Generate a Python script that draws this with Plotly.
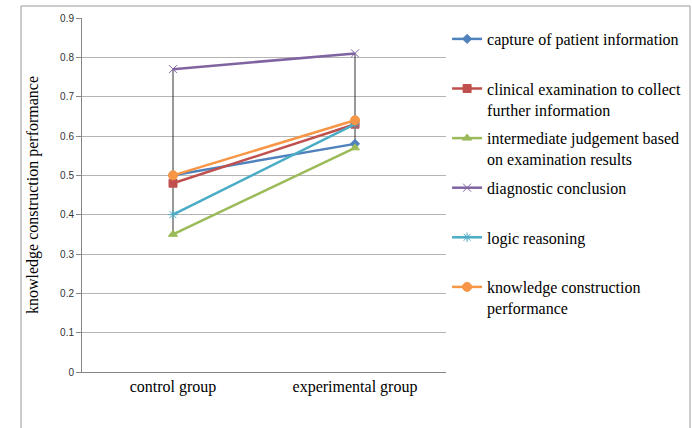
import plotly.graph_objects as go

# Knowledge construction performance by group
groups = ["control group", "experimental group"]

capture_info = [0.50, 0.58]
clinical_exam = [0.48, 0.63]
intermediate_judgement = [0.35, 0.57]
diagnostic_conclusion = [0.77, 0.81]
logic_reasoning = [0.40, 0.63]
knowledge_construction = [0.50, 0.64]

y_ticks = [0, 0.1, 0.2, 0.3, 0.4, 0.5, 0.6, 0.7, 0.8, 0.9]
y_tick_labels = ["0", "0.1", "0.2", "0.3", "0.4", "0.5", "0.6", "0.7", "0.8", "0.9"]

series_names = [
    "capture of patient information",
    "clinical examination to collect<br>further information",
    "intermediate judgement based<br>on examination results",
    "diagnostic conclusion",
    "logic reasoning",
    "knowledge construction<br>performance",
]
series_values = [capture_info, clinical_exam, intermediate_judgement,
                 diagnostic_conclusion, logic_reasoning, knowledge_construction]
colors = ["#4F81BD", "#C0504D", "#9BBB59", "#8064A2", "#4BACC6", "#F79646"]
symbols = ["diamond", "square", "triangle-up", "x-thin-open", "asterisk-open", "circle"]
sizes = [7, 8, 8, 8, 8, 9]

SERIF = "Liberation Serif, Times New Roman, serif"

fig = go.Figure()

# high-low lines spanning all series at each group
hl_x, hl_y = [], []
for i, g in enumerate(groups):
    vals = [s[i] for s in series_values]
    hl_x += [g, g, None]
    hl_y += [min(vals), max(vals), None]
fig.add_trace(go.Scatter(x=hl_x, y=hl_y, mode="lines",
                         line=dict(color="#333333", width=1),
                         showlegend=False, hoverinfo="skip"))

for k, (name, vals) in enumerate(zip(series_names, series_values)):
    label = name if "<br>" in name else name + "<br> "
    fig.add_trace(go.Scatter(
        x=groups, y=vals, mode="lines+markers", name=label,
        legendgroup=str(k),
        line=dict(color=colors[k], width=2.5),
        marker=dict(symbol=symbols[k], size=sizes[k], color=colors[k],
                    line=dict(color=colors[k], width=1)),
    ))

fig.update_layout(
    width=692, height=428,
    margin=dict(l=82, r=246, t=18, b=56, autoexpand=False),
    paper_bgcolor="white", plot_bgcolor="white",
    font=dict(family=SERIF, size=16, color="black"),
    showlegend=True,
    legend=dict(x=1.003, xanchor="left", y=(372 - 22) / 354, yanchor="top",
                font=dict(family=SERIF, size=16, color="black"),
                tracegroupgap=5, valign="top", bgcolor="rgba(0,0,0,0)"),
    xaxis=dict(type="category", showgrid=False, showline=True,
               linecolor="#868686", linewidth=1, ticks="",
               tickfont=dict(family=SERIF, size=16, color="black"),
               range=[-0.5, 1.5], fixedrange=True),
    yaxis=dict(range=[0, 0.9], tickmode="array", tickvals=y_ticks,
               ticktext=y_tick_labels,
               showgrid=True, gridcolor="#B4B4B4",
               gridwidth=1, showline=True, linecolor="#868686", linewidth=1,
               ticks="outside", ticklen=5, tickcolor="#868686",
               tickfont=dict(family="Liberation Sans", size=10, color="#333333"),
               zeroline=False,
               title=dict(text="knowledge construction performance",
                          font=dict(family=SERIF, size=16),
                          standoff=17)),
    shapes=[dict(type="rect", xref="paper", yref="paper",
                 x0=(21 - 82) / 364, x1=(690 - 82) / 364,
                 y0=(372 - 440) / 354, y1=(372 - 6) / 354,
                 line=dict(color="#9A9A9A", width=1), layer="below")],
)

fig.write_html("out.html")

* * * * *

Return the material line for line, from its beginning to the line that contains "fig = go.Figure()", with the pictures left out.

Right answer.
Generate a Python script that draws this with Plotly.
import plotly.graph_objects as go

# Knowledge construction performance by group
groups = ["control group", "experimental group"]

capture_info = [0.50, 0.58]
clinical_exam = [0.48, 0.63]
intermediate_judgement = [0.35, 0.57]
diagnostic_conclusion = [0.77, 0.81]
logic_reasoning = [0.40, 0.63]
knowledge_construction = [0.50, 0.64]

y_ticks = [0, 0.1, 0.2, 0.3, 0.4, 0.5, 0.6, 0.7, 0.8, 0.9]
y_tick_labels = ["0", "0.1", "0.2", "0.3", "0.4", "0.5", "0.6", "0.7", "0.8", "0.9"]

series_names = [
    "capture of patient information",
    "clinical examination to collect<br>further information",
    "intermediate judgement based<br>on examination results",
    "diagnostic conclusion",
    "logic reasoning",
    "knowledge construction<br>performance",
]
series_values = [capture_info, clinical_exam, intermediate_judgement,
                 diagnostic_conclusion, logic_reasoning, knowledge_construction]
colors = ["#4F81BD", "#C0504D", "#9BBB59", "#8064A2", "#4BACC6", "#F79646"]
symbols = ["diamond", "square", "triangle-up", "x-thin-open", "asterisk-open", "circle"]
sizes = [7, 8, 8, 8, 8, 9]

SERIF = "Liberation Serif, Times New Roman, serif"

fig = go.Figure()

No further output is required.